Today I grieve because this tiny giant of a woman is gone and I worry for our nation, for our future, for myself and my daughters and for every one of us. I worry that the death of a great woman will be turned into an ugly political battle that does no justice to her life or her legacy.

Justice Ginsburg stood up for those whose rights had been denied. She made us better, because she believed that women and men should have the same rights under the law. She used her life experience, her religion, and her education for the betterment of society. Now that she is gone, we are all the poorer.

In Judaism, we show signs of mourning over the passing of immediate relatives, and also over the passing of our community’s giants. Whenever a great leader died, people would tear their clothing just as they would for a parent, a child, a sibling, a spouse.

Tomorrow I will wear a kriah ribbon, the Jewish symbol of mourning, as I did almost exactly nine years when my father died, and nearly four years ago when my mother died. I will rise for the Mourner’s Kaddish, and hope that my prayers, joined with those of so many others, will carry her soul higher and higher, whisking her away from this world and into the arms of the Divine.

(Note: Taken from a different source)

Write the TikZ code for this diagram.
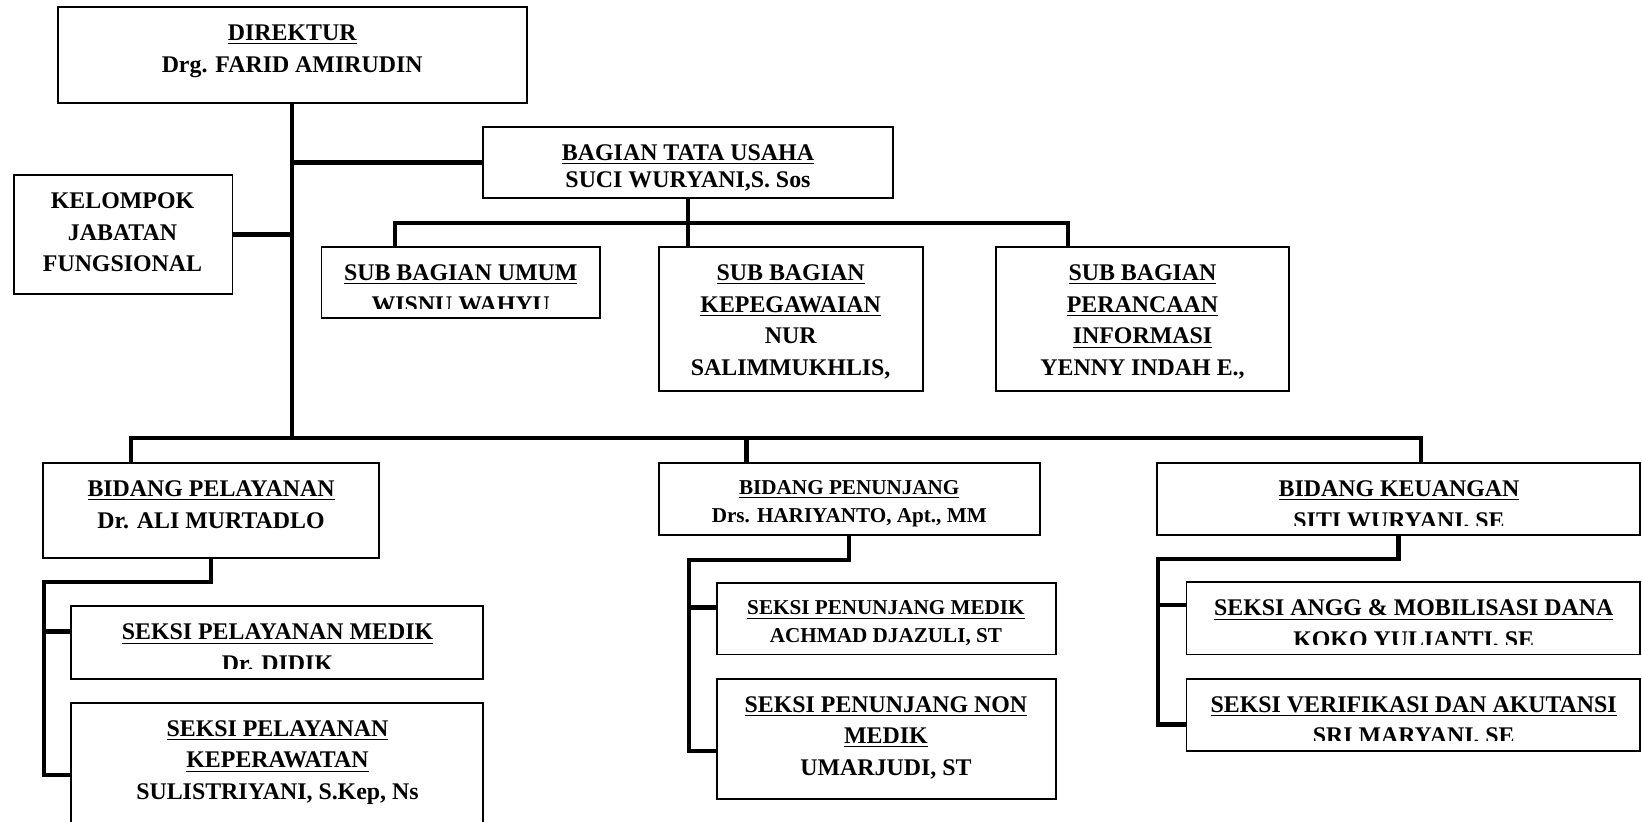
\documentclass[tikz,border=0pt]{standalone}
\usepackage{fontspec}
\setmainfont{Liberation Serif}
\usetikzlibrary{fit}
\tikzset{
  box/.style={draw, line width=0.9pt, inner sep=0pt, rectangle},
  conn/.style={line width=2.1pt},
  txt/.style={inner sep=0pt, anchor=north, align=center, font=\bfseries\fontsize{11.4}{15.1}\selectfont},
  txtb/.style={txt, font=\bfseries\fontsize{11.4}{13}\selectfont},
  txts/.style={txt, font=\bfseries\fontsize{10.1}{13.3}\selectfont},
}
\begin{document}
\begin{tikzpicture}[x=0.5pt, y=-0.5pt]
\useasboundingbox (0,0) rectangle (1568,784);

% ---------- boxes ----------
\node[box, fit={(55,7) (503,98)}] (dir) {};
\node[txt] (dirT) at (279,23.5) {\underline{DIREKTUR}\\Drg. FARID AMIRUDIN};

\node[box, fit={(461,121) (853,189)}] (btu) {};
\node[txtb] (btuT) at (657,137.5) {\underline{BAGIAN TATA USAHA}\\SUCI WURYANI,S. Sos};

\node[box, fit={(13,167) (222,281)}] (kjf) {};
\node[txt] (kjfT) at (117,183.5) {KELOMPOK\\JABATAN\\FUNGSIONAL};

\node[box, fit={(307,236) (573,304)}] (sbu) {};
\begin{scope}
  \clip (307,236) rectangle (573,294.5);
  \node[txt] (sbuT) at (440,252.5) {\underline{SUB BAGIAN UMUM}\\WISNU WAHYU};
\end{scope}

\node[box, fit={(629,236) (881,373)}] (sbk) {};
\node[txt] (sbkT) at (755,252.5) {\underline{SUB BAGIAN}\\\underline{KEPEGAWAIAN}\\NUR\\SALIMMUKHLIS,};

\node[box, fit={(951,236) (1231,373)}] (sbp) {};
\node[txt] (sbpT) at (1091,252.5) {\underline{SUB BAGIAN}\\\underline{PERANCAAN}\\\underline{INFORMASI}\\YENNY INDAH E.,};

\node[box, fit={(41,442) (362,533)}] (bp) {};
\node[txt] (bpT) at (201.5,458.5) {\underline{BIDANG PELAYANAN}\\Dr. ALI MURTADLO};

\node[box, fit={(629,442) (993,511)}] (bpen) {};
\node[txts] (bpenT) at (811,458.3) {\underline{BIDANG PENUNJANG}\\Drs. HARIYANTO, Apt., MM};

\node[box, fit={(1105,442) (1566,511)}] (bk) {};
\begin{scope}
  \clip (1105,442) rectangle (1566,501.5);
  \node[txt] (bkT) at (1336,458.5) {\underline{BIDANG KEUANGAN}\\SITI WURYANI, SE};
\end{scope}

\node[box, fit={(68,579) (461,648)}] (spm) {};
\begin{scope}
  \clip (68,579) rectangle (461,638.5);
  \node[txt] (spmT) at (265,595.5) {\underline{SEKSI PELAYANAN MEDIK}\\Dr. DIDIK};
\end{scope}

\node[box, fit={(68,671) (461,800)}] (spk) {};
\node[txt] (spkT) at (265,687.5) {\underline{SEKSI PELAYANAN}\\\underline{KEPERAWATAN}\\SULISTRIYANI, S.Kep, Ns};

\node[box, fit={(685,557) (1008,625)}] (spnm) {};
\node[txts, font=\bfseries\fontsize{10.1}{13}\selectfont] (spnmT) at (846,573.3) {\underline{SEKSI PENUNJANG MEDIK}\\ACHMAD DJAZULI, ST};

\node[box, fit={(685,648) (1008,763)}] (spnn) {};
\node[txt] (spnnT) at (846,664.5) {\underline{SEKSI PENUNJANG NON}\\\underline{MEDIK}\\UMARJUDI, ST};

\node[box, fit={(1133,556) (1566,625)}] (sag) {};
\begin{scope}
  \clip (1133,556) rectangle (1566,615.5);
  \node[txt] (sagT) at (1350,572.5) {\underline{SEKSI ANGG \& MOBILISASI DANA}\\KOKO YULIANTI, SE};
\end{scope}

\node[box, fit={(1133,648) (1566,717)}] (svr) {};
\begin{scope}
  \clip (1133,648) rectangle (1566,707.5);
  \node[txt] (svrT) at (1350,664.5) {\underline{SEKSI VERIFIKASI DAN AKUTANSI}\\SRI MARYANI, SE};
\end{scope}

% ---------- connectors ----------
\coordinate (busL) at (125,418);
\coordinate (busM) at (713,418);
\coordinate (busR) at (1357,418);
\draw[conn] (dir.south) -- (dir.south |- busL);
\draw[conn] (busL |- bp.north) -- (busL) -- (busR) -- (busR |- bk.north);
\draw[conn] (busM) -- (busM |- bpen.north);
\draw[conn] (dir.south |- btu.west) -- (btu.west);
\draw[conn] (kjf.east) -- (kjf.east -| dir.south);

\coordinate (sbL) at (377,213);
\coordinate (sbR) at (1020,213);
\draw[conn] (btu.south) -- (btu.south |- sbk.north);
\draw[conn] (sbL |- sbu.north) -- (sbL) -- (sbR) -- (sbR |- sbp.north);

\coordinate (pv) at (42,556);
\coordinate (pv1) at (42,603);
\coordinate (pv2) at (42,740);
\draw[conn] (bp.south) |- (pv) -- (pv2) -- (pv2 -| spk.west);
\draw[conn] (pv1) -- (pv1 -| spm.west);

\coordinate (nv) at (658,535);
\coordinate (nv1) at (658,580);
\coordinate (nv2) at (658,717);
\draw[conn] (bpen.south) |- (nv) -- (nv2) -- (nv2 -| spnn.west);
\draw[conn] (nv1) -- (nv1 -| spnm.west);

\coordinate (kv) at (1106,534);
\coordinate (kv1) at (1106,578);
\coordinate (kv2) at (1106,692);
\draw[conn] (bk.south) |- (kv) -- (kv2) -- (kv2 -| svr.west);
\draw[conn] (kv1) -- (kv1 -| sag.west);
\end{tikzpicture}
\end{document}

John Lewis, another Giant of our age who died just two short months ago, once said “We may not have chosen this time, but the time has chosen us.”

If he was correct, then it is up to us to rise to the challenges of this time. Without John Lewis and Ruth Bader Ginsburg to guide us, it is up to us to shine the way, to be beacons of hope and light, to work tirelessly to make our society and our country a place where every person can strive to be their highest self. A place where poverty and lack of education, racism and antisemitism, bigotry and hatred are not plagues but repented sins, left in the dust heap of history.

It is Rosh Hashanah, the beginning of the Ten Days of Awe in Judaism. In our services we say ha’yom harat ha’olam, “today the world is born anew.” Today we have suffered a great loss, and if the world is indeed to be born anew, then we must make it happen. It is upon us.

Postscript: After I posted this I read a quote from Justice Ginsburg that resonated deeply: “Fight for the things that you care about, but do it in a way that will lead others to join you.”